“After reading of Lawrie Gubb falling off his boat in the Whitsundays, and his fortunate rescue (Afloat Oct 2019), I recall my own somewhat similar drama,” writes Johno Gaal.

Having launched my Farr 6000 trailer sailer near Strahan, the northern end of Macquarie Harbour, Tasmania, I found myself zooming along at over 7 knots in a strong north wind, enjoying the beginning of a week of natural beauty and solitude. I had recently made jacklines and bought a tether, however I neglected to attach the lines when I rigged my boat. This was to be the first of many mistakes, on that sunny summer afternoon.

Macquarie Harbour dunking Sapling spinnaker pole
Sapling spinnaker pole

As I navigated a course dead down wind, I noticed the jib fouling behind the mainsail. I thought that I should wing it out with the spinnaker pole to spare the sail cloth and give a little more speed. Mistake 2. I didn’t need any more speed and I simply could have furled the jib.

I then realised that I’d forgotten to attach my jacklines and decided there was no point attaching them now as I might fall off while shackling them on. Mistake 3. So, I clamped the jammer onto the cord that runs across my cockpit and over the tiller. This is the closest thing I have to an auto pilot, but it gives me less than a minute to let go of the tiller, before the boat rounds up. I was thinking I could pole out the jib and be back on the tiller in that time. Mistake 4.

Being alone and without being harnessed on, I carefully went forward and stood just rear of the mast, on the windward side as I began attaching the pole to the moving jib, with my back to the boom. Mistake 5.

I’m sure you can guess what happened next!

After trying several times to grab the flogging jib I managed to attach one beak to the eyelet in time to hear a change in the boat. She gave me a one second warning then gybed violently. The boom struck me at the top of my thighs at the back, and while it didn’t hurt, it propelled me seaward.

I knew instantly what had happened. I quickly reached out to try and grab the lifeline, believing that were I to grab it I could save myself. Mistake 6.

Having realised I’d missed the lifeline (being upside down in the water was a pretty good clue), I figured that when I surfaced I could reach up and get hold of a passing stanchion. Mistake 7. My boat had sailed!

Sobered from the intoxicating effect of sailing in a stiff breeze on a beautiful Tassie summer’s afternoon and by the cool reality of the tannin waters of this very large waterway, I believed that if I took one breath and swam my fastest freestyle for a short burst and then shot out my dominant hand, I could grab the ladder, rudder or outboard. Mistake 8.

I watched my boat slowly getting smaller as she effortlessly sailed on without me. Not something anyone should see.
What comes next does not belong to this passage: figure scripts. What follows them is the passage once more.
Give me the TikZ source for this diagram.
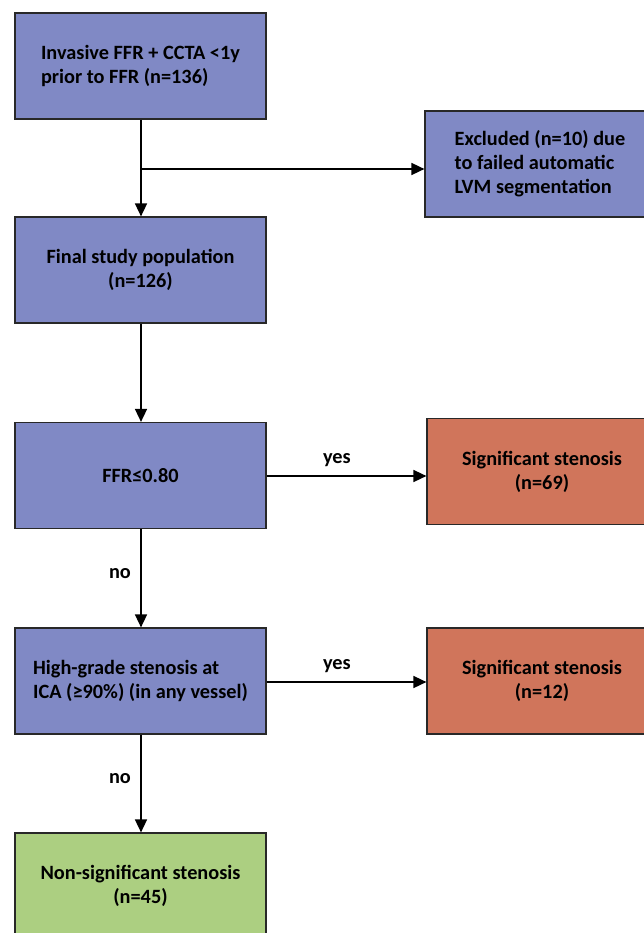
\documentclass[tikz,border=0pt]{standalone}
\usepackage{fontspec}
\setmainfont{Carlito}
\usetikzlibrary{arrows.meta}
\definecolor{boxblue}{RGB}{128,137,197}
\definecolor{boxred}{RGB}{208,117,91}
\definecolor{boxgreen}{RGB}{172,207,129}
\definecolor{edgegray}{RGB}{40,40,40}
\begin{document}
\begin{tikzpicture}[x=1pt,y=1pt,
  box/.style={draw=edgegray,line width=1.2pt,minimum width=251pt,minimum height=106pt,
    inner sep=0pt,font=\fontsize{20.3}{24}\selectfont\bfseries,text=black},
  sidebox/.style={box,minimum width=230pt},
  arr/.style={line width=1.6pt,-{Triangle[length=13pt,width=12pt]}},
  lbl/.style={font=\fontsize{20.3}{24}\selectfont\bfseries}]
\useasboundingbox (0,0) rectangle (644,-933);
\node[box,fill=boxblue,align=left] (inv) at (140.5,-66) {Invasive FFR + CCTA <1y\\prior to FFR (n=136)};
\node[sidebox,fill=boxblue,align=left] (exc) at (540,-164) {Excluded (n=10) due\\to failed automatic\\LVM segmentation};
\node[box,fill=boxblue,align=center] (fin) at (140.5,-270) {Final study population\\(n=126)};
\node[box,fill=boxblue,align=center] (ffr) at (140.5,-475.5) {FFR≤0.80};
\node[sidebox,fill=boxred,align=center] (sig1) at (542,-471.5) {Significant stenosis\\(n=69)};
\node[box,fill=boxblue,align=left] (hgs) at (140.5,-681) {High-grade stenosis at\\ICA (≥90\%) (in any vessel)};
\node[sidebox,fill=boxred,align=center] (sig2) at (542,-681) {Significant stenosis\\(n=12)};
\node[box,fill=boxgreen,align=center] (non) at (140.5,-886) {Non-significant stenosis\\(n=45)};
\coordinate (br) at (141,-169);
\draw[arr] (inv.south -| br) -- (fin.north -| br);
\draw[arr] (br) -- (exc.west |- br);
\draw[arr] (fin.south -| br) -- (ffr.north -| br);
\coordinate (y1) at (0,-476);
\draw[arr] (ffr.east |- y1) -- (sig1.west |- y1) node[lbl,pos=0.44,above=5pt] (yes1) {yes};
\draw[arr] (ffr.south -| br) -- (hgs.north -| br) node[lbl,pos=0.45,left=6pt] (no1) {no};
\coordinate (y2) at (0,-682);
\draw[arr] (hgs.east |- y2) -- (sig2.west |- y2) node[lbl,pos=0.44,above=5pt] (yes2) {yes};
\draw[arr] (hgs.south -| br) -- (non.north -| br) node[lbl,pos=0.45,left=6pt] (no2) {no};
\end{tikzpicture}
\end{document}
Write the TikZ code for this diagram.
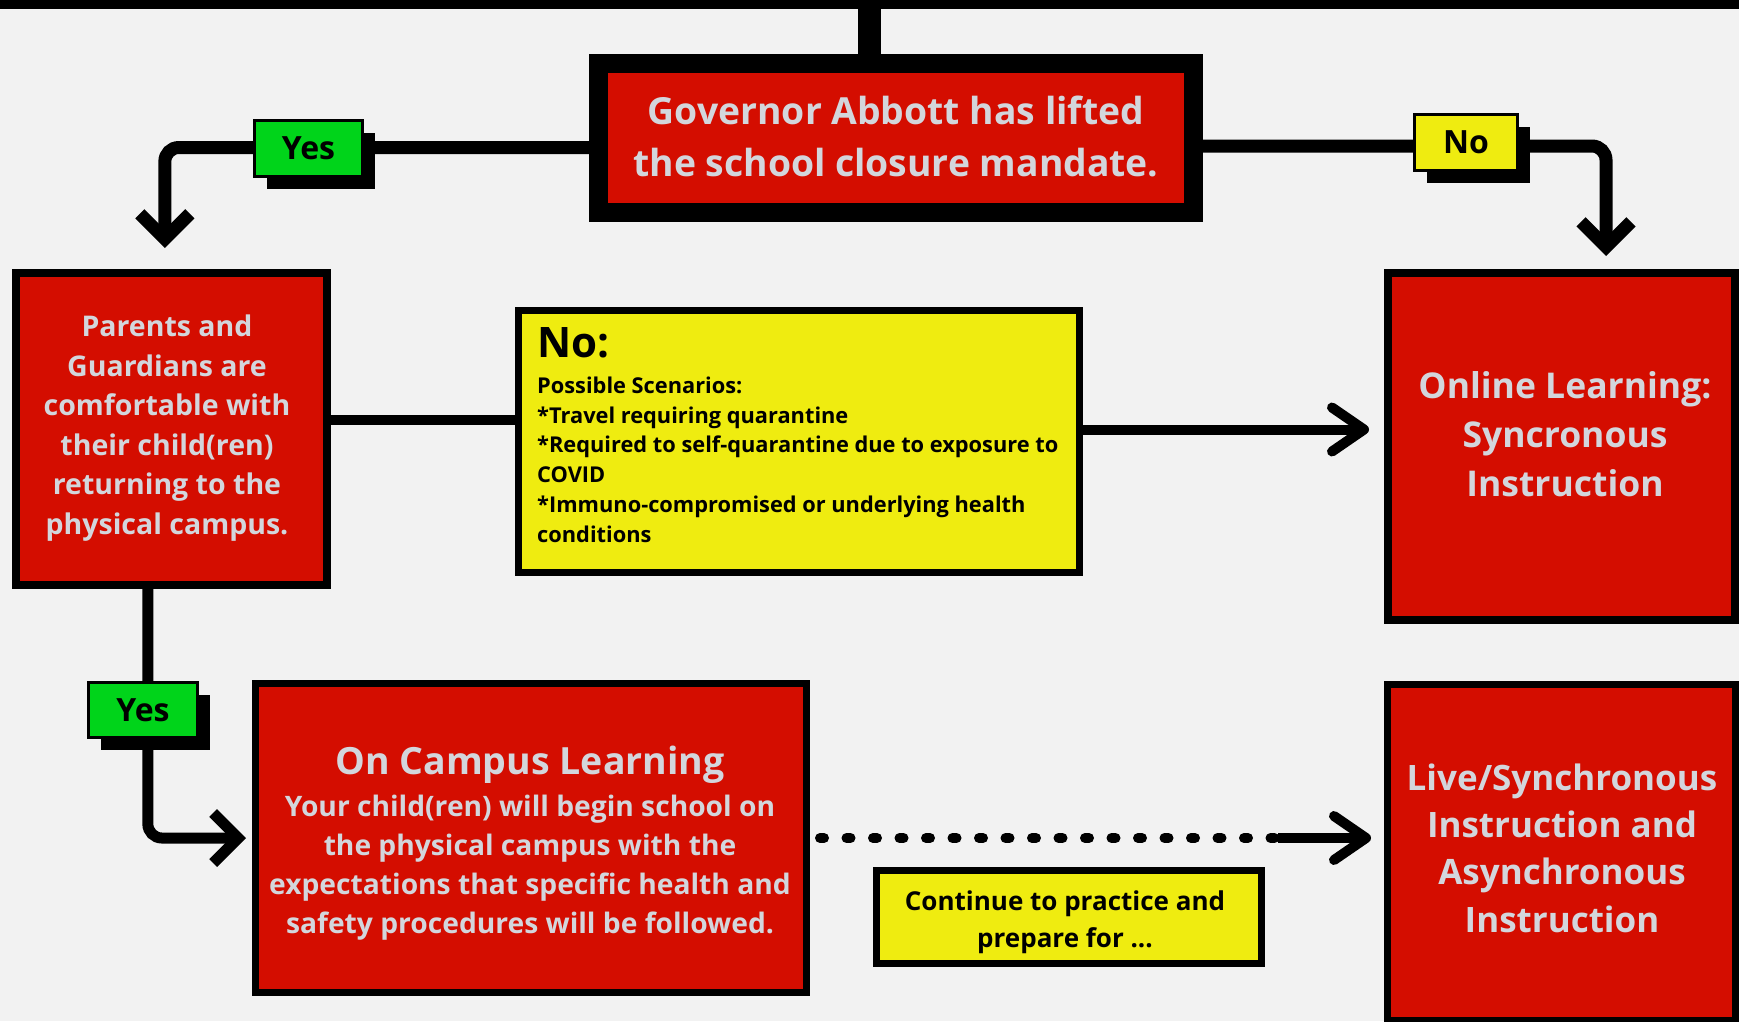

The water wasn’t cold, there was about five hours of sunlight left in the day and I wasn’t too far from shore. Had she continued on the original course, she would have sailed some 10nm (beyond my swimming ability). Had she swung to starboard, then I would’ve had to swim 2nm (maybe my limit). However, to my delight, she veered to port and sailed onto a gravelly bank in the shallows, and just waited for me. I didn’t inflate my life jacket as it is easier to swim that way, and I didn’t activate my PLB (Personal Location Beacon) as I was very likely to be fine, but, the 400m swim in whitecaps, fully dressed, did tire me. I lowered the ladder, climbed aboard, turned her about and headed back into the harbour and continued on my way. ‘Relieved’ would be an understatement.

In the wash-up, I sustained a nasty abrasion from the lifeline, a fractured rib as I must have landed on the top of a stanchion, and I lost my spinnaker pole to the deep. All in all, a small price to pay for such an excellent education.


  1. I remember to rig my jacklines;
  2. I don’t ‘need’ an extra 1/2 a knot of speed;
  3. A furled jib is a happy jib;
  4. I only let go of the tiller for a few seconds, not a minute or two;
  5. I have fitted a cord to the spinnaker pole so it does not leave the boat, and;
  6. I can’t wait to get back to Macquarie Harbour, Sarah Island and the Gordon River.